The following article presents a relatively simple message, but one that our readers often struggle to understand. Apparently, the Sacramento County Superior Court judge at issue (whose name we will not share) did, too.
The Gist of this Article: A “Franklin Hearing” is not resentencing. It is an opportunity to add material to defendant’s file that explains defendant’s youthfulness at the time of the crime and the impact of youthfulness on defendant’s commission of the crime. Such material is added to the file to help a youth offender parole board better understand defendant’s culpability, rehabilitation and suitability for parole.
In 2011, when he was eighteen years old, Allen Benzler killed another person. The prosecution charged Benzler with one count of murder (Penal Code § 187) and one count of assault with a firearm (Penal Code § 245), as well as the personal firearm use enhancement (Penal Code § 12022.5) and a criminal street gang enhancement (Penal Code § 186.22(b)(1)(C)) as to both counts.
The jury found Benzler guilty of the assault with a firearm count and found true both enhancements as to that count, but found him not guilty of first degree murder and deadlocked on the lesser included offense of second degree murder. Benzler then pled to voluntary manslaughter (Penal Code § 192) and admitted the personal firearm use enhancement. The judge sentenced him to 17 years and four months.
By the time of sentencing in 2014, Benzler was 21 years old. At sentencing, he did not offer any evidence related to his age or its impact on his culpability.
In 2016, the California Supreme Court issued its ruling in People v. Franklin (2016) 63 Cal. 4th 261. In Franklin, a sixteen-year old defendant was convicted of murder with a firearm enhancement and received the statutorily mandated sentence of life in prison with the possibility of parole in 50 years. Franklin, supra, at 268.
Court of Appeal Third Appellate District Sacramento
Franklin then appealed his conviction and his sentence on several grounds, one being that the sentence constituted cruel and unusual punishment under the Eighth Amendment due to his youthfulness. The California Supreme Court, in response, found that Senate Bill 260 granted Mr. Franklin a youth offender parole hearing during his twenty-fifth year in prison, which mooted his Eighth Amendment challenge to his sentence. The California Supreme Court then went further and remanded the case to the trial court “for a determination of whether Franklin was afforded sufficient opportunity to make a record of information relevant to his eventual youth offender parole hearing.” Id., at 284. The hearing wherein this determination was to be made has since been called a Franklin hearing.
In 2020, Mr. Benzler filed a “Motion for Franklin Hearing” in the trial court, under the original caption and case number, seeking a Franklin hearing under Penal Code § 1203.01 and citing to In re Cook (2019) 7 Cal. 5th 439. The motion listed the prosecution’s allegations against him, his age at the time of the offenses and his birthdate. The motion further explained the legislative changes allowing for youth offender parole hearings and the later expansion of those hearings to offenders under the age of 26 years. The motion concluded by stating Benzler is a youth offender and is entitled to a Franklin hearing to “place on the record any documents, evaluations, [and] testimony (subject to cross-examination) that may be relevant at his eventual youth offender parole hearing.”
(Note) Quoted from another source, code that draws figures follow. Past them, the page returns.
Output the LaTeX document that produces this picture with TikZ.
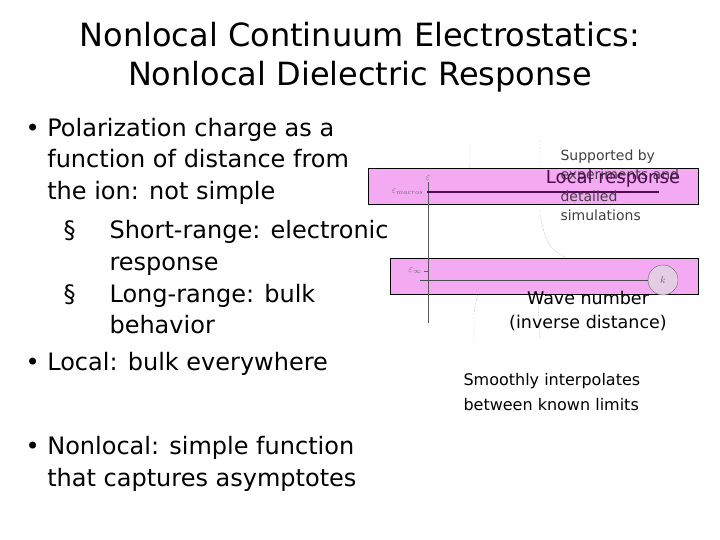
\documentclass[tikz,border=0pt]{standalone}
\usepackage{fontspec}
\setmainfont{DejaVu Sans}
\usetikzlibrary{positioning}
\definecolor{bandpink}{RGB}{243, 170, 243}
\definecolor{localpurple}{RGB}{80, 10, 80}
\begin{document}
\begin{tikzpicture}[x=1pt, y=-1pt,
    band/.style={draw=black, fill=bandpink},
    bul/.style={anchor=west, font=\fontsize{24}{31.5}\selectfont, align=left},
    note/.style={anchor=west, font=\fontsize{14}{16}\selectfont, text=black!75},
    axlab/.style={font=\fontsize{10}{12}\selectfont, text=black!60},
    dots/.style={gray, densely dotted, thin}
]
    \useasboundingbox (0,0) rectangle (720,540);
    % title
    \node[font=\fontsize{32}{39}\selectfont, align=center] (title) at (360,57) {Nonlocal Continuum Electrostatics:\\Nonlocal Dielectric Response};
    % bullet list
    \node[bul] (b1) at (22,161) {•\ Polarization charge as a\\\phantom{•\ }function of distance from\\\phantom{•\ }the ion: not simple};
    \node[bul] (s1) at (60,248) {§\hspace{34pt}Short-range: electronic\\\phantom{§}\hspace{34pt}response};
    \node[bul] (s2) at (60,310) {§\hspace{34pt}Long-range: bulk\\\phantom{§}\hspace{34pt}behavior};
    \node[bul] (b2) at (22,364) {•\ Local: bulk everywhere};
    \node[bul] (b3) at (22,464) {•\ Nonlocal: simple function\\\phantom{•\ }that captures asymptotes};
    % plot
    \draw[dots] (470,143) -- (470,165) .. controls (466,176) .. (456,190);
    \draw[dots] (540,140) -- (540,215) .. controls (548,250) .. (589,269);
    \draw[dots] (474,340) -- (474,312) .. controls (480,282) .. (498,281) .. controls (515,281) .. (538,300) -- (540,340);
    \node[band, minimum width=330pt, minimum height=36pt, anchor=north west] (macro) at (368,168) {};
    \node[band, minimum width=308pt, minimum height=36pt, anchor=north west] (inf) at (390,258) {};
    \coordinate (ytop) at (428,182);
    \coordinate (ybot) at (428,323);
    \draw[gray!70!black] (ytop) -- (ybot);
    \node[axlab, above=-2pt of ytop] (eps) {$\varepsilon$};
    \coordinate (mstart) at (427,192);
    \coordinate (mend) at (659,192);
    \draw[localpurple, line width=2.2pt] (mstart) -- (mend);
    \node[axlab, left=0pt of mstart] (emacro) {$\varepsilon_{macros}$};
    \coordinate (istart) at (420,280);
    \node[draw=black!60, fill=violet!20, circle, minimum size=30pt, inner sep=0pt, axlab] (k) at (663,280) {$k$};
    \draw[black!70] (istart) -- (k);
    \coordinate (itick) at (428,271);
    \draw[black!60] (itick) -- ++(-4,0);
    \node[axlab, left=3pt of itick] (einf) {$\varepsilon_{\infty}$};
    % annotations
    \node[note] (sup) at (557,157) {Supported by};
    \node[note] (exp) at (557,176) {experiments and};
    \node[note] (det) at (557,196) {detailed};
    \node[note] (sim) at (557,215) {simulations};
    \node[font=\fontsize{18}{20}\selectfont, text=localpurple] (loc) at (613,179) {Local response};
    \node[font=\fontsize{17.5}{24}\selectfont, align=center] (wave) at (588,311) {Wave number\\(inverse distance)};
    \node[font=\fontsize{16}{25}\selectfont, align=left, anchor=west] (smooth) at (460,392) {Smoothly interpolates\\between known limits};
\end{tikzpicture}
\end{document}
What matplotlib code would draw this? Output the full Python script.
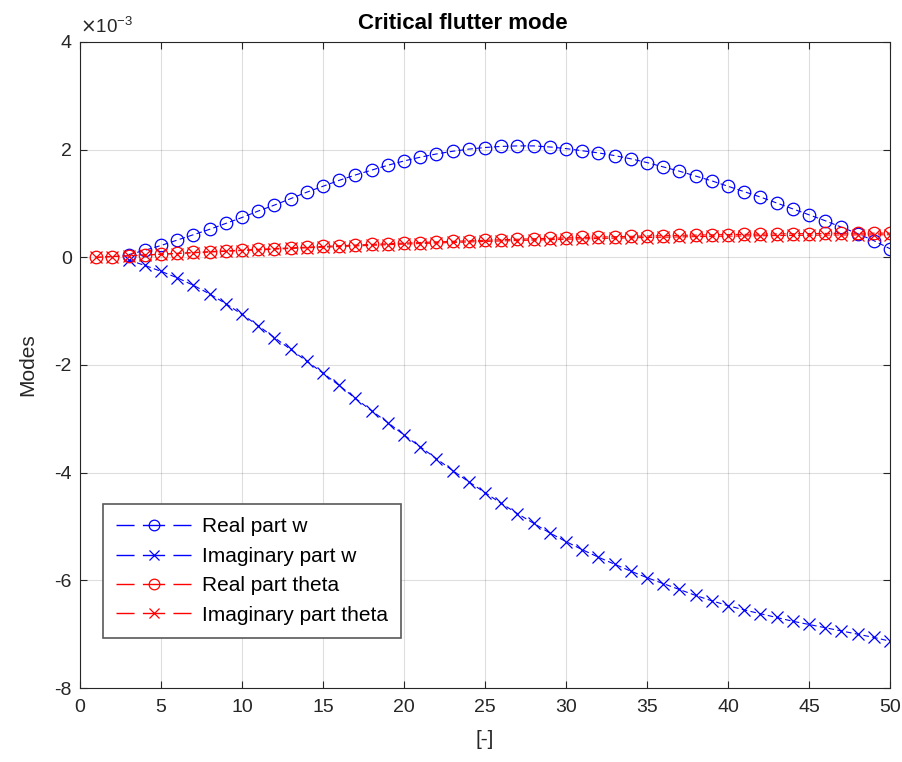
import numpy as np
import matplotlib
matplotlib.use('Agg')
import matplotlib.pyplot as plt
from matplotlib.lines import Line2D
from matplotlib.ticker import FuncFormatter

plt.rcParams['font.family'] = ['Liberation Sans', 'DejaVu Sans']
plt.rcParams['axes.unicode_minus'] = False

# Node index along the wing
x_w = np.arange(3, 51)
x_theta = np.arange(1, 51)

# Mode values, units of 1e-3
real_w = [0.05, 0.13, 0.22, 0.32, 0.42, 0.52, 0.63, 0.74, 0.86, 0.97,
          1.09, 1.21, 1.32, 1.43, 1.53, 1.62, 1.71, 1.79, 1.86, 1.92,
          1.97, 2.01, 2.04, 2.06, 2.07, 2.07, 2.05, 2.02, 1.98, 1.94,
          1.89, 1.83, 1.76, 1.68, 1.60, 1.51, 1.42, 1.32, 1.22, 1.12,
          1.01, 0.90, 0.79, 0.68, 0.56, 0.44, 0.31, 0.16]
imag_w = [-0.05, -0.15, -0.26, -0.38, -0.52, -0.68, -0.86, -1.06, -1.27, -1.49,
          -1.71, -1.93, -2.15, -2.38, -2.62, -2.85, -3.07, -3.30, -3.52, -3.74,
          -3.96, -4.17, -4.37, -4.57, -4.76, -4.94, -5.12, -5.28, -5.43, -5.57,
          -5.70, -5.83, -5.95, -6.06, -6.17, -6.28, -6.38, -6.47, -6.55, -6.62,
          -6.69, -6.76, -6.82, -6.88, -6.94, -7.00, -7.06, -7.13]
real_theta = [0.000, 0.015, 0.030, 0.045, 0.060, 0.075, 0.090, 0.105, 0.120, 0.134,
              0.148, 0.162, 0.176, 0.189, 0.202, 0.215, 0.228, 0.240, 0.252, 0.264,
              0.275, 0.286, 0.297, 0.307, 0.317, 0.327, 0.336, 0.345, 0.353, 0.361,
              0.369, 0.376, 0.383, 0.390, 0.396, 0.402, 0.408, 0.413, 0.418, 0.423,
              0.427, 0.431, 0.435, 0.438, 0.441, 0.444, 0.446, 0.448, 0.449, 0.450]
imag_theta = [0.000, 0.014, 0.028, 0.042, 0.056, 0.070, 0.084, 0.098, 0.112, 0.125,
              0.138, 0.151, 0.164, 0.176, 0.188, 0.200, 0.212, 0.223, 0.234, 0.245,
              0.256, 0.266, 0.276, 0.285, 0.295, 0.304, 0.312, 0.320, 0.328, 0.336,
              0.343, 0.350, 0.356, 0.363, 0.368, 0.374, 0.379, 0.384, 0.389, 0.393,
              0.397, 0.401, 0.404, 0.407, 0.410, 0.413, 0.415, 0.417, 0.418, 0.419]

labels = ['Real part w', 'Imaginary part w', 'Real part theta', 'Imaginary part theta']
colors = ['b', 'b', 'r', 'r']
markers = ['o', 'x', 'o', 'x']
sizes = [9, 8, 9, 8]

fig = plt.figure(figsize=(9.03, 7.62), dpi=100)
ax = fig.add_axes([0.0886, 0.0971, 0.8970, 0.8478])

series = [(x_w, real_w), (x_w, imag_w), (x_theta, real_theta), (x_theta, imag_theta)]
handles = []
for (xs, ys), c, m, ms, lab in zip(series, colors, markers, sizes, labels):
    ax.plot(xs, np.array(ys) * 1e-3, color=c, marker=m, markersize=ms, linestyle='--',
            dashes=(5, 3), linewidth=0.8, markerfacecolor='none', markeredgewidth=0.9)
    # legend handle: dash - marker - dash like the MATLAB legend
    handles.append(Line2D([], [], color=c, marker=m, markersize=ms * 0.85, linestyle='--',
                          dashes=(13, 6, 16, 6, 13, 20), linewidth=1.0, markerfacecolor='none',
                          markeredgewidth=0.9, label=lab))

ax.set_xlim(0, 50)
ax.set_ylim(-8e-3, 4e-3)
ax.set_xticks(np.arange(0, 51, 5))
ax.set_yticks(np.arange(-8e-3, 4.1e-3, 2e-3))
ax.yaxis.set_major_formatter(FuncFormatter(lambda v, p: '%d' % round(v * 1e3)))
ax.text(0.0, 1.008, r'$\times$10$^{\mathregular{-3}}$', transform=ax.transAxes,
        fontsize=13.5, color='0.15', ha='left', va='bottom')

ax.grid(True, color='0.15', alpha=0.15, linewidth=0.8)
ax.tick_params(direction='in', top=True, right=True, labelsize=14, colors='0.15', length=5, pad=6)
ax.tick_params(axis='x', pad=8)
for s in ax.spines.values():
    s.set_color('0.15')
    s.set_linewidth(0.8)

ax.set_title('Critical flutter mode', fontsize=16, fontweight='bold', pad=9, x=0.473)
ax.set_xlabel('[-]', fontsize=15, color='0.15', labelpad=10)
ax.set_ylabel('Modes', fontsize=15, color='0.15', labelpad=12)

leg = ax.legend(handles=handles, loc='lower left', bbox_to_anchor=(0.028, 0.077), fontsize=15,
                handlelength=3.6, handletextpad=0.5, fancybox=False, framealpha=1,
                edgecolor='0.35', borderpad=0.65, labelspacing=0.5, borderaxespad=0)
leg.get_frame().set_linewidth(1.2)

fig.savefig('out.png', dpi=100)
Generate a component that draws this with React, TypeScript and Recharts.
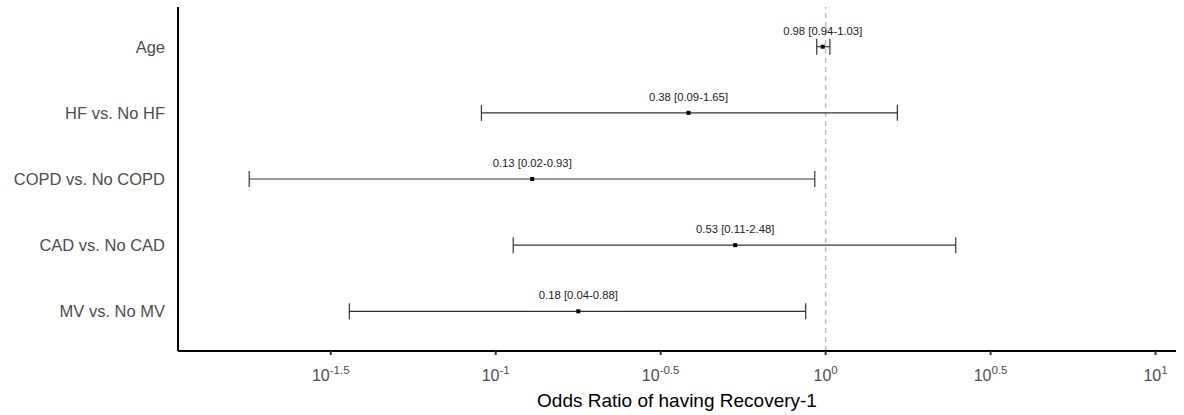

The trial court judge, Michael A. Savage, denied the motion in a short check-box order. The order did not provide any explanation for the denial.
Benzler then appealed the denial to the Third Appellate District Court in Sacramento.
Benzler argued that, as an offender who committed his offense when he was 18 years old, he will be eligible for a youth offender parole hearing during his fifteenth year of incarceration under Penal Code § 3051. Furthermore, because his sentencing hearing occurred nearly two years before the ruling in Franklin, he did not have a “meaningful chance” to place on the record any evidence relevant to his “youth-related factors” for use in a later parole board hearing. Thus, the matter should be remanded so the trial court may consider whether he “was afforded a sufficient opportunity” to put such evidence on the record.
The Third Appellate District agreed with Benzler that the trial court judge had made a mistake in denying Benzler’s “Franklin motion.” The Third Appellate District was puzzled by the trial court judge’s ruling in denying the motion and nonetheless explained why Benzler was entitled to such a hearing and stating that Benzler’s motion met the initial requirements for eligibility.
We present this rather simple summary to just exemplify for the reader what is required in the initial request for a Franklin evidence preservation proceeding.
The citation for the Third Appellate District Court ruling discussed above is People v. Allen Benzler (3rd App. Dist., 2021) 72 Cal. App. 5th 743, 287 Cal. Rptr. 3d 588.